James McRae (born 27 June 1987) is an Australian former representative rower. He is a national champion, world champion, three time Olympian, Olympic medallist and record holder. In the Australian men's quad scull he won a silver medal at the 2016 Summer Olympics and a bronze medal at the 2012 Summer Olympics.

==Early life==
McRae grew up in Murray Bridge South Australia and attended Murray Bridge Primary school and was dux of Unity College, Murray Bridge. He commenced a B. Mech Eng at the University of Adelaide in 2007.

McRae's siblings Jessica and Anna are Australian rowers who've held South Australian Sports Institute scholarships and won Australian titles. Anna McRae has also competed internationally for Australia.

==Club and state rowing==
McRae rows from the Murray Bridge Rowing Club. He is a South Australian Sports Institute (SASI) Scholarship holder and was coached by Adrian David a Romanian former international oarsman.

For nine consecutive years from 2008 to 2016 McCrae was seated in the South Australian men's eights who contested the King's Cup at the Australian Rowing Championships. In 2007 and 2011 he was also South Australia's selectee to contest the interstate men's Single scull – the President's Cup. In 2011 he won that event and also rowed in the open men's Quad scull who won the national title.

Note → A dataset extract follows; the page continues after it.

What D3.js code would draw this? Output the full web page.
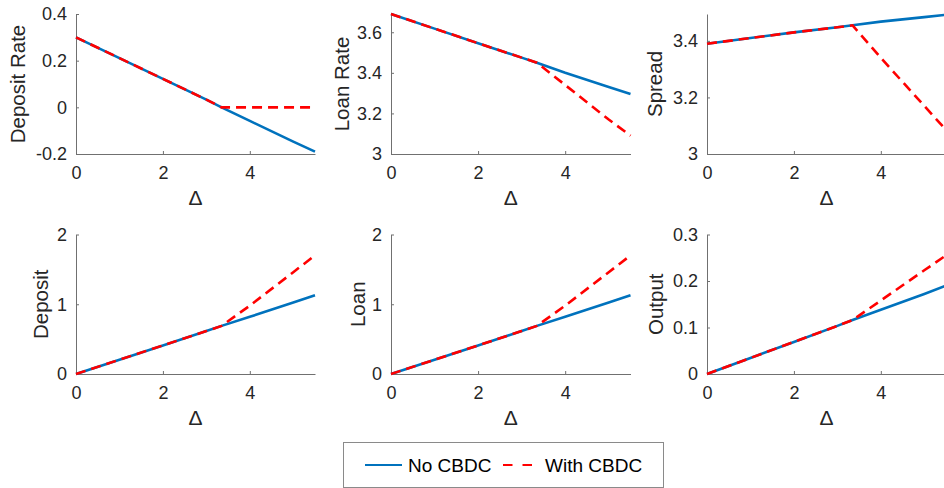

In October 2009 McRae was awarded life membership of the Murray Bridge Rowing Club for being the club's most successful rower and the club's first Olympian since their entire VIII of 1924 " the Murray Cods" competed at Paris 1924. He undertook a number of public speaking and promotional events after the Beijing games. In April 2010 McRae took part in an 'Active April' event involving Australian Broadcasting Corporation radio personalities Tony McCarthy and John Kenneally.

==International rowing career==
McRae began his international career competing with Matt Bolt in a Double scull at the 2005 World Rowing Junior Championships.

McRae competed at the 2008 Beijing Olympic Games in the men's Quad scull. In their first race at Beijing, the Australian crew of McRae, Daniel Noonan, Brendan Long and Chris Morgan broke the world record to win their heat. That time of 5:36.20 stood as the Olympic best time until the 2020 Tokyo Olympics. The quad finished second in their semi-final to secure a place in the Olympic final. In the final the Australian quad crew was unable to capitalise on their earlier world record form and finished fourth.

After Beijing, McRae continued rowing at the highest level, winning a bronze in the men's quad scull at the 2010 World Rowing Championships At the 2011 World Rowing Championships in an upset, the Australian heavyweight quad of McRae, Daniel Noonan, Karsten Forsterling and Chris Morgan defeated the German crew to win gold. Following a costly mistake in the German boat the Australian crew took the lead in the last few metres of the race and won by 0.25secs.

At the 2012 London Olympics, McRae won bronze in the men's quad in a time of 5:45.22.

At the 2014 World Rowing Championships in Amsterdam he won bronze in the men's pair racing with Alexander Belonogoff. In 2016 along with Karsten Forsterling, Cameron Girdlestone and Belonogoff, McRae won the silver medal in the Australian quad to at the Rio Olympics 2016.